____ RECORDS TO USE

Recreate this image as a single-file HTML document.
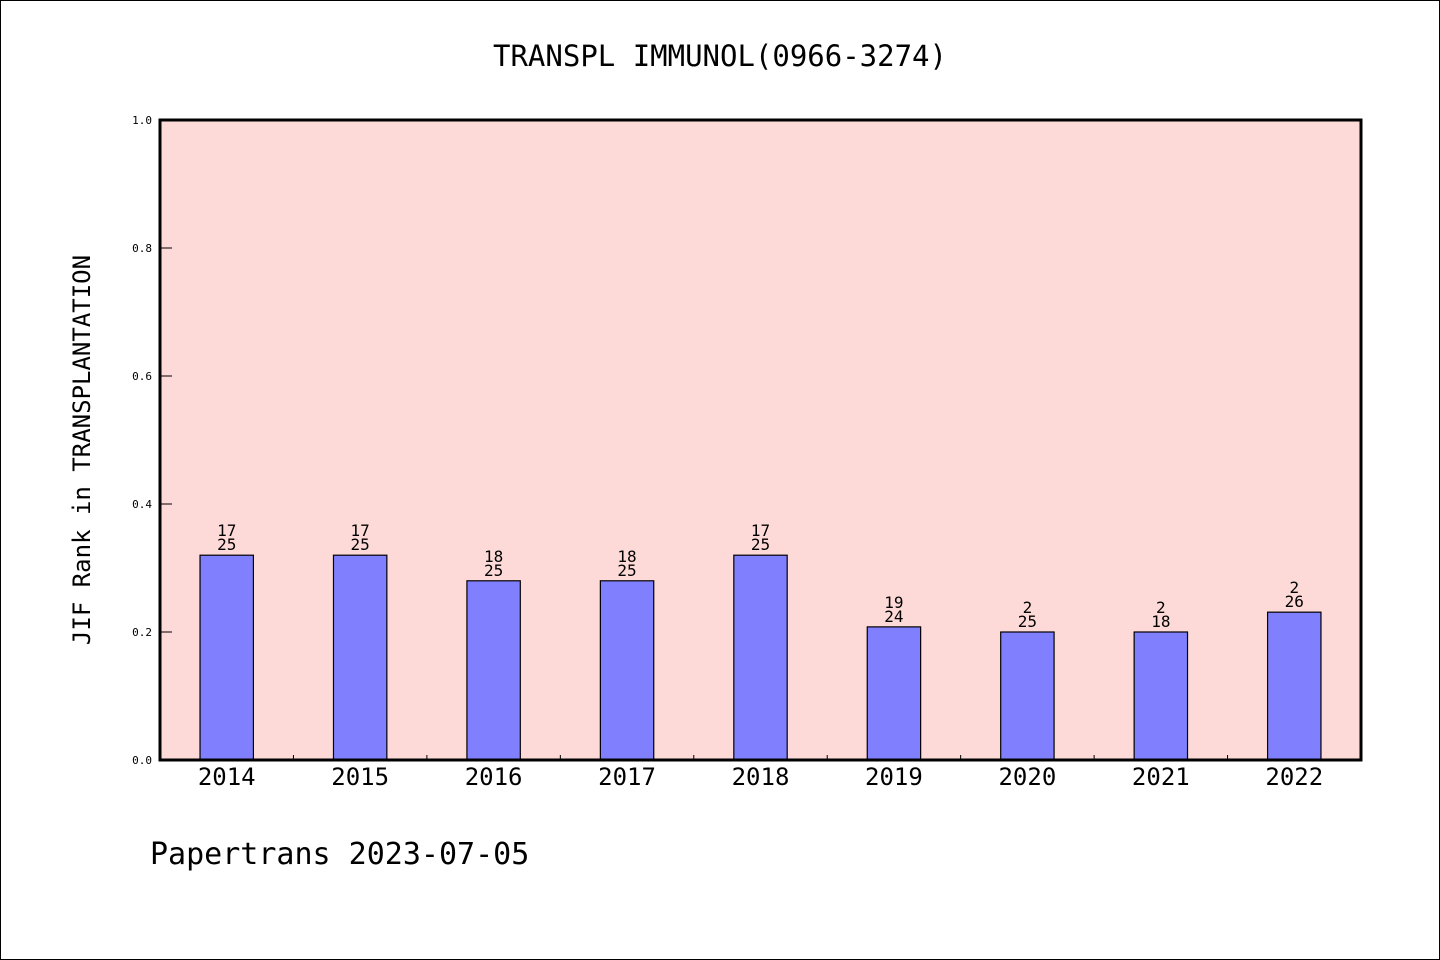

________
____ RECORDS TO USE

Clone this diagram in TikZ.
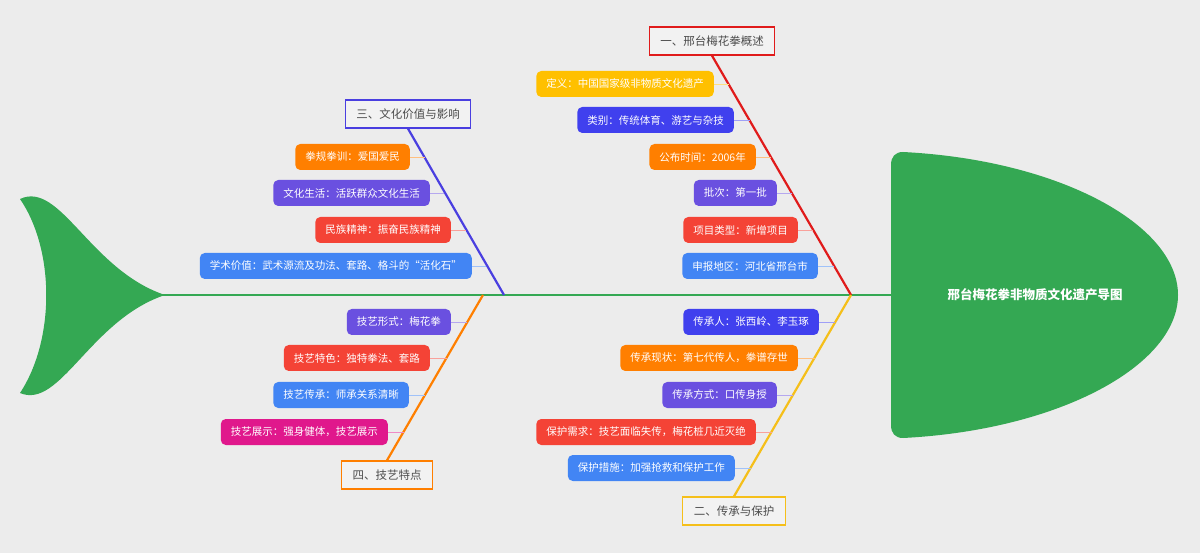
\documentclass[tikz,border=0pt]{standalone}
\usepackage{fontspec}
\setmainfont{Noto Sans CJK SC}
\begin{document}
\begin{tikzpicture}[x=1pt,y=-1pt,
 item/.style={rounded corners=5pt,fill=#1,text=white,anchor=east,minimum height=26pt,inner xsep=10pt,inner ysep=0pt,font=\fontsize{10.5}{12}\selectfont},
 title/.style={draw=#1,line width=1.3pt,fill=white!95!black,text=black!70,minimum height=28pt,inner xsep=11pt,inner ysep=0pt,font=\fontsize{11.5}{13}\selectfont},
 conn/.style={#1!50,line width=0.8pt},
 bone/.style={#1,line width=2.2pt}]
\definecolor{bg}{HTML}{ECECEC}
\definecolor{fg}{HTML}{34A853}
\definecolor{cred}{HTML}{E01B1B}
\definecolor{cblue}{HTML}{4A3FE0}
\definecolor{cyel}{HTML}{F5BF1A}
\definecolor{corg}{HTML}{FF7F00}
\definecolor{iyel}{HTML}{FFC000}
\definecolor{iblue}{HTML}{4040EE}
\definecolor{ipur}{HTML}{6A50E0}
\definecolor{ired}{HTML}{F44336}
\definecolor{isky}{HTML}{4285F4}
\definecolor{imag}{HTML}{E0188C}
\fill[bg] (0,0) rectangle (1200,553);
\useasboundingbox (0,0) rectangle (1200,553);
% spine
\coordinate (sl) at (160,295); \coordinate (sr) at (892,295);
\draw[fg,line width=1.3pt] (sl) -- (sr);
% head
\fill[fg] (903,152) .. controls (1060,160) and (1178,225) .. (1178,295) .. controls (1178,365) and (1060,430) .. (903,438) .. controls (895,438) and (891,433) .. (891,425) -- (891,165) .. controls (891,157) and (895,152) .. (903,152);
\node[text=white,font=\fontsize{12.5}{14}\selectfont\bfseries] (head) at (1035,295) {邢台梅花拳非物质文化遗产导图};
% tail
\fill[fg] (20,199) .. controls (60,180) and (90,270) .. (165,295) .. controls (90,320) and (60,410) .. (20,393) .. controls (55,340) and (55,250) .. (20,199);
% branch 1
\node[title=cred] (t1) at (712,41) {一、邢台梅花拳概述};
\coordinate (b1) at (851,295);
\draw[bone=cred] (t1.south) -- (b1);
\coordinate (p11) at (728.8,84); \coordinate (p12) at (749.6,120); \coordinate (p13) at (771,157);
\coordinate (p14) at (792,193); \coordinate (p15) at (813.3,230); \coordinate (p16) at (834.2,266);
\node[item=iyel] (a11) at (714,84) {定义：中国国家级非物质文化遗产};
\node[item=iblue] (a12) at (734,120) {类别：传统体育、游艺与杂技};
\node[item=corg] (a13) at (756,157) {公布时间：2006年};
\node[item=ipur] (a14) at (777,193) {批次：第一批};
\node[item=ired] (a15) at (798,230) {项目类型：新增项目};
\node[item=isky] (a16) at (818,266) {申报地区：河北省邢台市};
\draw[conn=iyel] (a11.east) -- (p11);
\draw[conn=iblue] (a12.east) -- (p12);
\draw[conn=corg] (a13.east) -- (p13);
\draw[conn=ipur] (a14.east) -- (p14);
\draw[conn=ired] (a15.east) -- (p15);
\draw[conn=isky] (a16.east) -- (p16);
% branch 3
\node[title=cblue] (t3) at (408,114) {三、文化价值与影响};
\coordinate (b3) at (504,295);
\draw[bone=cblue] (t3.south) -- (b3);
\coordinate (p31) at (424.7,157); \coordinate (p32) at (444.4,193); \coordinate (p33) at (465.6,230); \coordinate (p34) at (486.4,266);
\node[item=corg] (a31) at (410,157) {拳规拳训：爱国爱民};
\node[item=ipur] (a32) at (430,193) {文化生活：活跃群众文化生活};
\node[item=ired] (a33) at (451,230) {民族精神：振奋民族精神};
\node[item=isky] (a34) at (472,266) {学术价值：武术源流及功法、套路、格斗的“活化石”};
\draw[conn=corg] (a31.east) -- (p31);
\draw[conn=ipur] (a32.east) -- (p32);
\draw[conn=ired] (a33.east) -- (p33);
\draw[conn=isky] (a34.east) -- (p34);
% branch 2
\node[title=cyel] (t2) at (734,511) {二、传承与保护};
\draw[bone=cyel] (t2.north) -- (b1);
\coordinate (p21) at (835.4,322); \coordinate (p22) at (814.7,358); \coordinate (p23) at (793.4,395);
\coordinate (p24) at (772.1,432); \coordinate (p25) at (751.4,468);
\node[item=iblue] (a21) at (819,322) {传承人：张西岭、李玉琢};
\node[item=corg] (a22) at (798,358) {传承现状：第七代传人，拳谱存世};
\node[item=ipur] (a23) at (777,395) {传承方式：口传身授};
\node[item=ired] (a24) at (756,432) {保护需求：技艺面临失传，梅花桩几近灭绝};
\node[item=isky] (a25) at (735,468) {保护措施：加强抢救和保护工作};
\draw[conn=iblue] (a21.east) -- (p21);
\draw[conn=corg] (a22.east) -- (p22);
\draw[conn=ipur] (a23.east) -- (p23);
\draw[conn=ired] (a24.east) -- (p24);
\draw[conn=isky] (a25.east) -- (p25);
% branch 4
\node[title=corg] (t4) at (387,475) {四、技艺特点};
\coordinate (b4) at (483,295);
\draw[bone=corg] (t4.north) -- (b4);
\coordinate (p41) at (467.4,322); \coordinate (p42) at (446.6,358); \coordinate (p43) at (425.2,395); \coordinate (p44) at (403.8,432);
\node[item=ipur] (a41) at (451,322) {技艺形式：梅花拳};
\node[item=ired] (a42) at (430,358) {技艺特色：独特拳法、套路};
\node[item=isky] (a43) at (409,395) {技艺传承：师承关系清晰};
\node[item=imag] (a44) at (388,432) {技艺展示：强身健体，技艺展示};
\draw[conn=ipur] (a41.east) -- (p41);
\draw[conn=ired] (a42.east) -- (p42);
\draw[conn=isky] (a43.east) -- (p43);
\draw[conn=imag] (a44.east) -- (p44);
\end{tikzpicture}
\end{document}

________
____ RECORDS TO USE

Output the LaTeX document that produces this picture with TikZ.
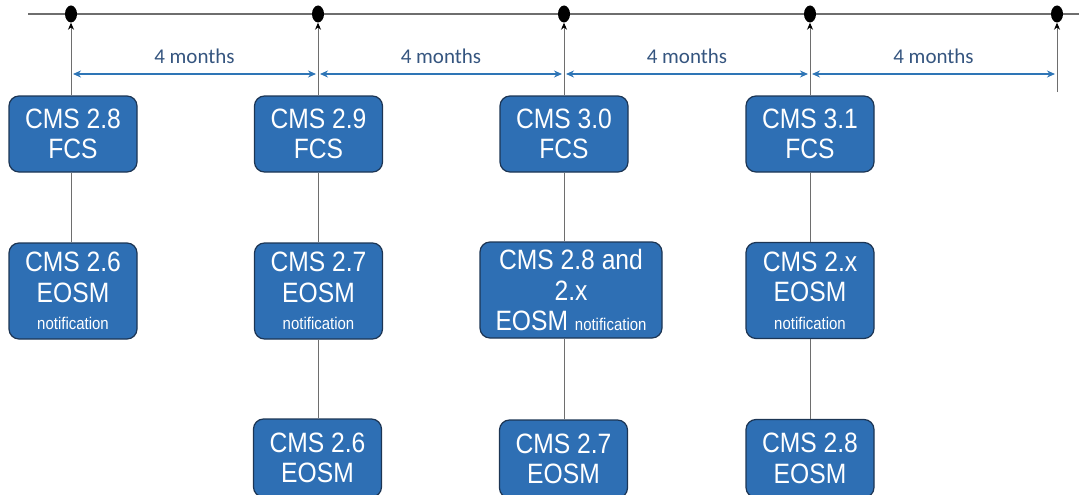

________

## WRITTEN EXERCISE
Check each line above for the string "this", then copy the ones that have it.

## WRITTEN RESPONSE
Recreate this image as a single-file HTML document.
Clone this diagram in TikZ.
Output the LaTeX document that produces this picture with TikZ.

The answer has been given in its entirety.